In 1946, despite ‘no whisper of the new towns in the Labour manifesto’, 33the New Towns Act appeared. There were eventually to be twenty-five of them, housing two million people. Of the first fourteen, eight were built around London, surrounded by green belt to keep them free of the city: an extension to Welwyn, plus the new Crawley, Bracknell, Hemel Hempstead, Hatfield, Stevenage, Harlow, and Basildon (later to become the home of Essex man). Six more went to regional development areas: Corby in Northamptonshire, Cwmbran in what is now Gwent, East Kilbride and Glenrothes in central Scotland and Newton Aycliffe and Peterlee in Durham. Beveridge was appointed chairman of the last two and threw himself into the job with characteristic vigour; but he found their limited social mix of chiefly young skilled working class wearing. ‘The people are nice and the troops of children are lovely, but there’s no conversation,’ he was to complain. Macmillan eventually fired him in 1952 for being ‘too old’, earning Beveridge’s opinion that he was ‘a pompous ass’ with ‘no manners’. 34

Although the New Towns were mostly built on greenfield sites, in those that had village centres Silkin found himself pilloried by Home Counties residents with no more desire than the people of Hampshire in the 1980s and 1990s to allow even the skilled working-class decanted from the great city on to their patch. At Stevenage, Silkin was greeted with howls of ‘Gestapo’ and ‘Dictator’ and had sand put into the petrol tank of his car. Protesters later changed the signs at the railway station to ‘Silkingrad’. 35

The New Towns were to be one of the greater successes of post-war planning, but by the time Labour left office in 1951 most were still largely building sites, in part because just as the housing situation started to improve Labour faced its darkest hour. For the catastrophic winter of 1947 was followed by the convertibility crisis which shook the triumphant Labour Government to its core.

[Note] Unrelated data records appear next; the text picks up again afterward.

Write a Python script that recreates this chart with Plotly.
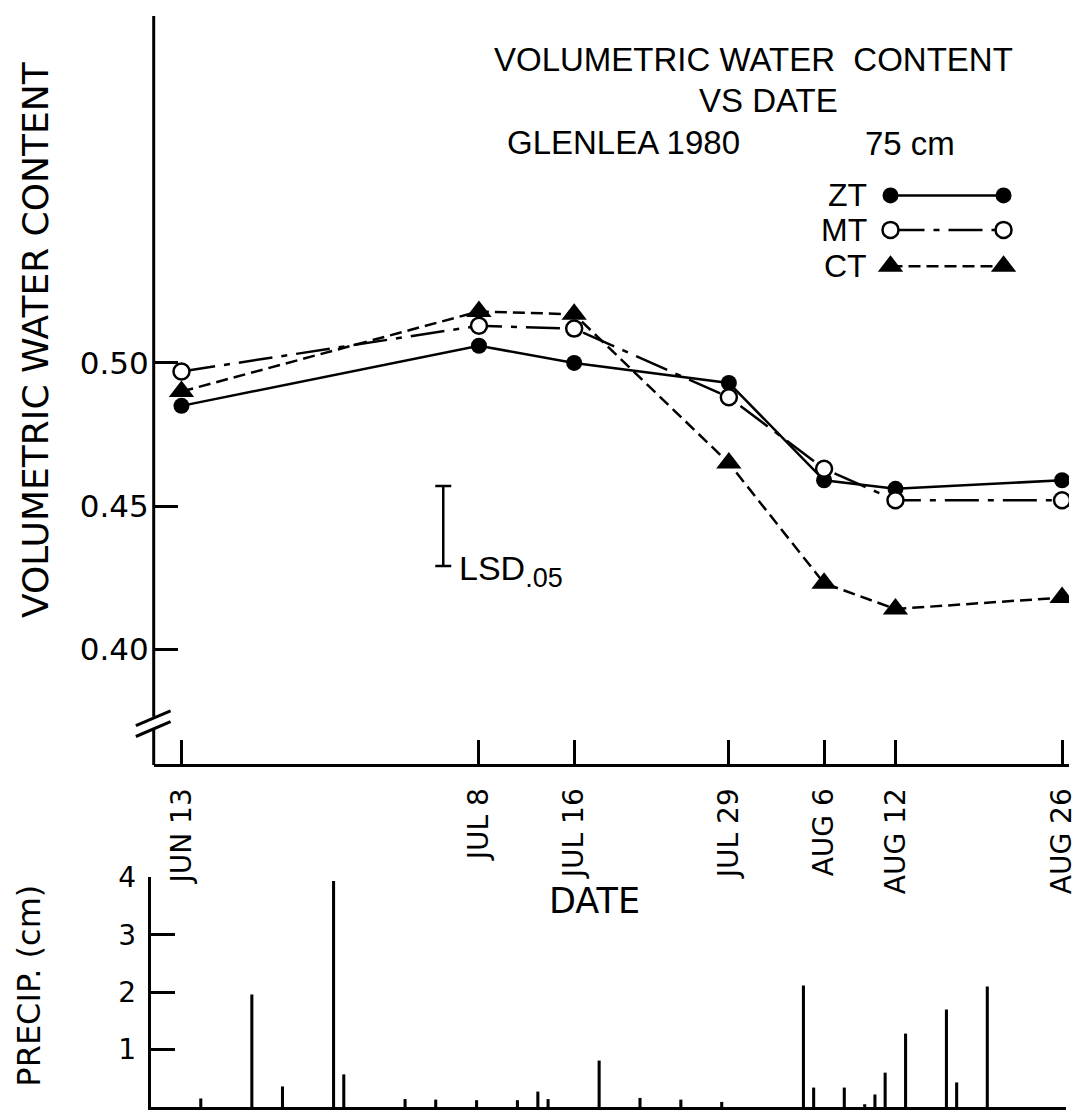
import pandas as pd
import plotly.graph_objects as go

W, H = 1078, 1114

# ---- soil water content at 75 cm, Glenlea 1980 ----
sample_dates = ["1980-06-13", "1980-07-08", "1980-07-16", "1980-07-29",
                "1980-08-06", "1980-08-12", "1980-08-26"]
date_labels = ["JUN 13", "JUL 8", "JUL 16", "JUL 29", "AUG 6", "AUG 12", "AUG 26"]
zt_vwc = [0.485, 0.506, 0.500, 0.493, 0.459, 0.456, 0.459]
mt_vwc = [0.497, 0.513, 0.512, 0.488, 0.463, 0.452, 0.452]
ct_vwc = [0.490, 0.518, 0.517, 0.465, 0.423, 0.414, 0.418]
vwc_ticks = [0.40, 0.45, 0.50]

# least significant difference (P = 0.05)
lsd_date = "1980-07-05"
lsd_centre = 0.443
lsd_05 = 0.028

# ---- daily precipitation ----
rain_dates = ["1980-06-05", "1980-06-10", "1980-06-13", "1980-06-18", "1980-06-19",
              "1980-06-25", "1980-06-28", "1980-07-02", "1980-07-06", "1980-07-08",
              "1980-07-09", "1980-07-14", "1980-07-18", "1980-07-22", "1980-07-26",
              "1980-08-03", "1980-08-04", "1980-08-07", "1980-08-09", "1980-08-10",
              "1980-08-11", "1980-08-13", "1980-08-17", "1980-08-18", "1980-08-21"]
rain_cm = [0.15, 1.96, 0.36, 3.94, 0.57, 0.14, 0.13, 0.12, 0.12, 0.27,
           0.14, 0.81, 0.16, 0.13, 0.09, 2.12, 0.34, 0.34, 0.05, 0.22,
           0.60, 1.28, 1.70, 0.43, 2.10]
rain_ticks = [1, 2, 3, 4]


def px(x):
    return x / W


def py(y):
    return 1 - y / H


INK = "black"
LABEL_FONT = "DejaVu Sans, Verdana, sans-serif"
LETTER_FONT = "Liberation Sans, Arial, sans-serif"

ZT_STYLE = dict(line=dict(color=INK, width=2.5),
                marker=dict(symbol="circle", size=16, color=INK))
MT_STYLE = dict(line=dict(color=INK, width=2.5, dash="34px,9px,6px,9px"),
                marker=dict(symbol="circle", size=16, color="white",
                            line=dict(color=INK, width=2.5)))
CT_STYLE = dict(line=dict(color=INK, width=2.5, dash="12px,6px"),
                marker=dict(symbol="triangle-up", size=22, color=INK))

fig = go.Figure()

fig.add_trace(go.Scatter(x=sample_dates, y=zt_vwc, mode="lines+markers",
                         xaxis="x", yaxis="y", **ZT_STYLE))
fig.add_trace(go.Scatter(x=sample_dates, y=ct_vwc, mode="lines+markers",
                         xaxis="x", yaxis="y", **CT_STYLE))
fig.add_trace(go.Scatter(x=sample_dates, y=mt_vwc, mode="lines+markers",
                         xaxis="x", yaxis="y", **MT_STYLE))

# LSD bar
fig.add_trace(go.Scatter(x=[lsd_date], y=[lsd_centre], mode="markers",
                         marker=dict(size=1, color="rgba(0,0,0,0)"),
                         error_y=dict(type="data", array=[lsd_05 / 2], symmetric=True,
                                      color=INK, thickness=2.5, width=8),
                         xaxis="x", yaxis="y"))

# precipitation spikes
day_ms = 86400000
fig.add_trace(go.Bar(x=rain_dates, y=rain_cm, width=[0.3 * day_ms] * len(rain_dates),
                     marker=dict(color=INK, line=dict(width=0)),
                     xaxis="x2", yaxis="y2"))

# key: marker - line - marker for each tillage system
key_rows = [("ZT", 182, ZT_STYLE), ("MT", 217, MT_STYLE), ("CT", 254, CT_STYLE)]
key_x0, key_x1 = 898, 1012
annotations = []
for name, yk, style in key_rows:
    fig.add_trace(go.Scatter(x=[key_x0, key_x1], y=[yk, yk], mode="lines+markers",
                             xaxis="x3", yaxis="y3", cliponaxis=False, **style))
    annotations.append(dict(text=name, x=px(876), y=py(yk), xref="paper", yref="paper",
                            xanchor="right", yanchor="middle", showarrow=False,
                            font=dict(family=LETTER_FONT, size=32, color=INK)))

# heading lines
for text, xc, yc in [("VOLUMETRIC WATER  CONTENT", 760, 44), ("VS DATE", 775, 86),
                     ("GLENLEA 1980", 629, 128), ("75 cm", 918, 129)]:
    annotations.append(dict(text=text, x=px(xc), y=py(yc), xref="paper", yref="paper",
                            xanchor="center", yanchor="middle", showarrow=False,
                            font=dict(family=LETTER_FONT, size=33, color=INK)))

annotations += [
    dict(text="LSD<sub><span style='font-size:27px'>.05</span></sub>",
         x=px(461), y=py(563), xref="paper", yref="paper",
         xanchor="left", yanchor="middle", showarrow=False,
         font=dict(family=LETTER_FONT, size=34, color=INK)),
    dict(text="VOLUMETRIC WATER CONTENT", x=px(36), y=py(328), xref="paper", yref="paper",
         textangle=-90, xanchor="center", yanchor="middle", showarrow=False,
         font=dict(family=LABEL_FONT, size=36, color=INK)),
    dict(text="PRECIP. (cm)", x=px(29), y=py(984), xref="paper", yref="paper",
         textangle=-90, xanchor="center", yanchor="middle", showarrow=False,
         font=dict(family=LABEL_FONT, size=32, color=INK)),
    dict(text="DATE", x=px(600), y=py(898), xref="paper", yref="paper",
         xanchor="center", yanchor="middle", showarrow=False,
         font=dict(family=LABEL_FONT, size=35, color=INK)),
]

# left axis of the water-content panel, broken near the bottom
axis_x = 155
shapes = [
    dict(type="line", xref="paper", yref="paper", x0=px(axis_x), x1=px(axis_x),
         y0=py(0), y1=py(711), line=dict(color=INK, width=3)),
    dict(type="line", xref="paper", yref="paper", x0=px(axis_x), x1=px(axis_x),
         y0=py(723), y1=py(760), line=dict(color=INK, width=3)),
    dict(type="line", xref="paper", yref="paper", x0=px(137), x1=px(172),
         y0=py(720), y1=py(705), line=dict(color=INK, width=3)),
    dict(type="line", xref="paper", yref="paper", x0=px(137), x1=px(172),
         y0=py(731), y1=py(716), line=dict(color=INK, width=3)),
]

fig.update_layout(
    width=W, height=H, margin=dict(l=0, r=0, t=0, b=0),
    paper_bgcolor="white", plot_bgcolor="rgba(0,0,0,0)", showlegend=False,
    xaxis=dict(domain=[px(axis_x), 1], type="date",
               range=["1980-06-10 16:00", "1980-08-26 14:00"],
               tickmode="array", tickvals=sample_dates, ticktext=date_labels,
               tickangle=-90, ticks="inside", ticklen=24, tickwidth=2.5, tickcolor=INK,
               ticklabelstandoff=10, ticklabeloverflow="allow",
               tickfont=dict(family=LABEL_FONT, size=28, color=INK),
               showline=True, linecolor=INK, linewidth=3, showgrid=False,
               zeroline=False, fixedrange=True),
    yaxis=dict(domain=[py(759), 1], range=[0.3598, 0.62125],
               tickmode="array", tickvals=vwc_ticks,
               ticktext=[f"{v:.2f}" for v in vwc_ticks],
               ticks="inside", ticklen=24, tickwidth=2.5, tickcolor=INK,
               ticklabelstandoff=4,
               tickfont=dict(family=LABEL_FONT, size=31, color=INK),
               showline=False, showgrid=False, zeroline=False, fixedrange=True),
    xaxis2=dict(domain=[px(152), px(1075)], anchor="y2", type="date",
                range=["1980-05-31 02:24", "1980-08-28 17:00"],
                showticklabels=False, ticks="", showline=True, linecolor=INK,
                linewidth=3, showgrid=False, zeroline=False, fixedrange=True),
    yaxis2=dict(domain=[py(1107), py(874)], anchor="x2", range=[0, 4],
                tickmode="array", tickvals=rain_ticks,
                ticks="inside", ticklen=24, tickwidth=2.5, tickcolor=INK,
                ticklabelstandoff=6,
                tickfont=dict(family=LABEL_FONT, size=28, color=INK),
                showline=True, linecolor=INK, linewidth=3, showgrid=False,
                zeroline=False, fixedrange=True),
    xaxis3=dict(domain=[0, 1], range=[0, W], anchor="y3", visible=False, fixedrange=True),
    yaxis3=dict(domain=[0, 1], range=[H, 0], anchor="x3", visible=False, fixedrange=True),
    annotations=annotations,
    shapes=shapes,
)

fig.write_html("out.html")
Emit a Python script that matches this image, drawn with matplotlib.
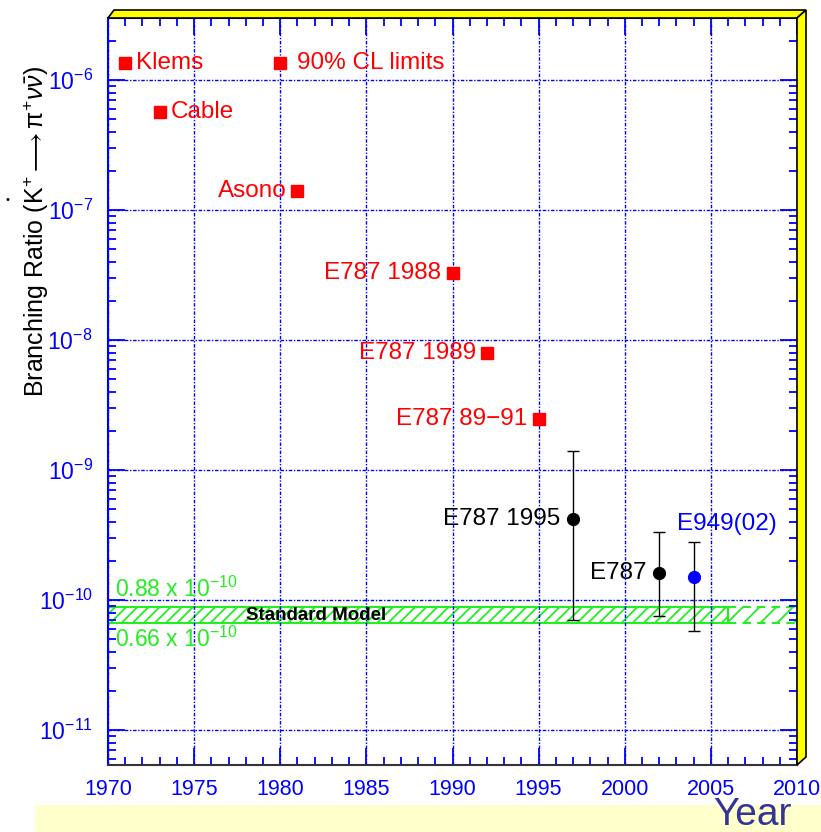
import matplotlib
matplotlib.use("Agg")
import matplotlib.pyplot as plt
from matplotlib.patches import Polygon, Rectangle
from matplotlib.ticker import FixedLocator, LogFormatterMathtext, NullFormatter

plt.rcParams["font.family"] = ["Liberation Sans", "DejaVu Sans"]
plt.rcParams["mathtext.fontset"] = "custom"
plt.rcParams["mathtext.rm"] = "Liberation Sans"
plt.rcParams["mathtext.it"] = "Liberation Sans:italic"
plt.rcParams["hatch.linewidth"] = 1.3

W, H = 821, 832
BLUE = "#0000ff"
RED = "#ff0000"
GREEN = "#22ee22"
plt.rcParams["hatch.color"] = GREEN

# 90% CL upper limits
limit_years = [1971, 1973, 1981, 1990, 1992, 1995]
limit_values = [1.35e-6, 5.7e-7, 1.4e-7, 3.3e-8, 7.9e-9, 2.45e-9]
limit_labels = ["Klems", "Cable", "Asono", "E787 1988", "E787 1989", "E787 89\u221291"]
limit_side = ["right", "right", "left", "left", "left", "left"]

# legend entry for limits
legend_year = 1980
legend_value = 1.35e-6

# measured events
meas_years = [1997, 2002, 2004]
meas_values = [4.2e-10, 1.62e-10, 1.50e-10]
meas_hi = [13.9e-10, 3.32e-10, 2.77e-10]
meas_lo = [0.70e-10, 0.75e-10, 0.58e-10]
meas_labels = ["E787 1995", "E787", "E949(02)"]
meas_colors = ["black", "black", BLUE]

# standard model band
sm_lo, sm_hi = 0.66e-10, 0.88e-10
sm_end = 2006

x_ticks = [1970, 1975, 1980, 1985, 1990, 1995, 2000, 2005, 2010]
y_ticks = [1e-11, 1e-10, 1e-9, 1e-8, 1e-7, 1e-6]


def px(x, y):
    return (x / W, 1 - y / H)


fig = plt.figure(figsize=(W / 100, H / 100), dpi=100)
ax = fig.add_axes([108 / W, 1 - 765 / H, (797 - 108) / W, (765 - 18) / H])

ax.set_yscale("log")
ax.set_xlim(1970, 2010)
ax.set_ylim(5.38e-12, 3.0e-6)

ax.set_xticks(x_ticks)
ax.xaxis.set_minor_locator(FixedLocator(range(1970, 2011)))
ax.yaxis.set_major_locator(FixedLocator(y_ticks))
y_minor = [m * d for d in [1e-12, 1e-11, 1e-10, 1e-9, 1e-8, 1e-7, 1e-6] for m in range(2, 10)]
ax.yaxis.set_minor_locator(FixedLocator([v for v in y_minor if 5.38e-12 < v < 3.0e-6]))
ax.yaxis.set_major_formatter(LogFormatterMathtext())
ax.yaxis.set_minor_formatter(NullFormatter())
ax.grid(True, which="major", color=BLUE, linestyle=(0, (2.5, 1.2, 1, 1.2)), linewidth=1.0)

ax.tick_params(which="both", direction="in", colors=BLUE, top=True, right=True,
               labelcolor=BLUE, width=1.3)
ax.tick_params(which="major", length=12)
ax.tick_params(which="minor", length=6)
ax.tick_params(axis="x", which="major", labelsize=15.5, pad=10)
ax.tick_params(axis="y", which="major", labelsize=16.5, pad=11)
for s in ["left", "top"]:
    ax.spines[s].set_color(BLUE)
    ax.spines[s].set_linewidth(1.5)
ax.spines["bottom"].set_color("#333333")
ax.spines["bottom"].set_linewidth(1.5)
ax.spines["right"].set_color(BLUE)

# standard model band
ax.add_patch(Rectangle((1970, sm_lo), sm_end - 1970, sm_hi - sm_lo, facecolor="none",
                       edgecolor=GREEN, hatch="///", linewidth=1.5))
ax.add_patch(Rectangle((sm_end, sm_lo), 2010 - sm_end, sm_hi - sm_lo, facecolor="none",
                       edgecolor=GREEN, hatch="//", linewidth=1.5, linestyle=(0, (4, 3))))
ax.text(1978.0, (sm_lo * sm_hi) ** 0.5, "Standard Model", fontsize=13.5,
        fontweight="bold", va="center", ha="left", color="black")
ax.annotate(r"0.88 x 10$^{-10}$", (1970, sm_hi), xytext=(5, 4), textcoords="offset points",
            color=GREEN, fontsize=16.5, va="bottom")
ax.annotate(r"0.66 x 10$^{-10}$", (1970, sm_lo), xytext=(5, -2), textcoords="offset points",
            color=GREEN, fontsize=16.5, va="top")

# upper limits
ax.plot(limit_years, limit_values, "s", color=RED, markersize=8, linestyle="none")
for yr, v, lab, side in zip(limit_years, limit_values, limit_labels, limit_side):
    off = 8 if side == "right" else -8
    ax.annotate(lab, (yr, v), xytext=(off, 0), textcoords="offset points",
                ha="left" if side == "right" else "right", va="center",
                color=RED, fontsize=17.5)
ax.plot([legend_year], [legend_value], "s", color=RED, markersize=8)
ax.annotate("90% CL limits", (legend_year, legend_value), xytext=(12, 0),
            textcoords="offset points", ha="left", va="center", color=RED, fontsize=17.5)

# measurements
for yr, v, hi, lo, lab, c in zip(meas_years, meas_values, meas_hi, meas_lo,
                                  meas_labels, meas_colors):
    ax.errorbar([yr], [v], yerr=[[v - lo], [hi - v]], fmt="o", color=c, ecolor="black",
                elinewidth=1.0, capsize=4, capthick=1.0, markersize=8.5)
for yr, v, lab in zip(meas_years[:2], meas_values[:2], meas_labels[:2]):
    ax.annotate(lab, (yr, v), xytext=(-9, 0), textcoords="offset points",
                ha="right", va="center", color="black", fontsize=17.5)
ax.annotate(meas_labels[2], (meas_years[2], meas_values[2]), xytext=(-12, 38),
            textcoords="offset points", ha="left", va="center", color=BLUE, fontsize=17.5)

# yellow 3D frame
fig.patches.append(Polygon([px(108, 18), px(797, 18), px(806, 10), px(114, 10)],
                           closed=True, facecolor="#ffff00", edgecolor="black",
                           linewidth=1.2, transform=fig.transFigure, zorder=5))
fig.patches.append(Polygon([px(797, 18), px(806, 10), px(806, 757), px(797, 765)],
                           closed=True, facecolor="#ffff00", edgecolor="black",
                           linewidth=1.2, transform=fig.transFigure, zorder=5))

# bottom strip with axis title
x0, y0 = px(35, 832)
fig.patches.append(Rectangle((x0, y0), (W - 35) / W, 27 / H, facecolor="#ffffcc",
                             edgecolor="none", transform=fig.transFigure, zorder=0))
fig.text(*px(752, 815), "Year", color="#333399", fontsize=28, ha="center", va="center")

fig.text(*px(36, 232),
         r"Branching Ratio $(\mathrm{K}^{+}\longrightarrow\mathrm{\pi}^{+}\nu\bar{\nu})$",
         rotation=90, ha="center", va="center", fontsize=18, color="black")
fig.text(*px(8, 200), "\u2022", fontsize=8, ha="center", va="center", color="black")

fig.savefig("out.png", dpi=100)
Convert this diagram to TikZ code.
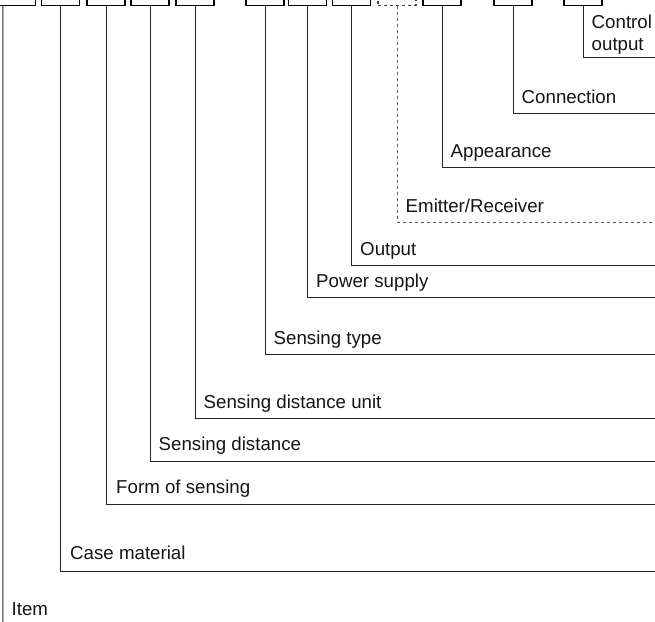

As a condition of the $3.5 billion post-war loan, the United States had insisted that sterling held around the world should become convertible to dollars. That day was due on 15 July 1947. The big freeze had already crippled exports, the balance of payments deficit was soaring, and as convertibility bit millions of dollars from the loan drained away as investors swapped their pounds for dollars, rushing the country towards bankruptcy. In one month $700 million went, until in August the Americans agreed to convertibility being suspended – as it turned out, for eleven years. 36The final £25 million of the loan was drawn down in March 1948. Only the simultaneous promise of help from the Marshall Aid plan, conceived in the early summer of 1947 by the former United States general and finally agreed in April 1948, bailed Britain out, in part by funding European economic revival and thus stimulating a better market for British exports. The price of the crisis at home was spending cuts, implemented first by Dalton and then by the austere Stafford Cripps.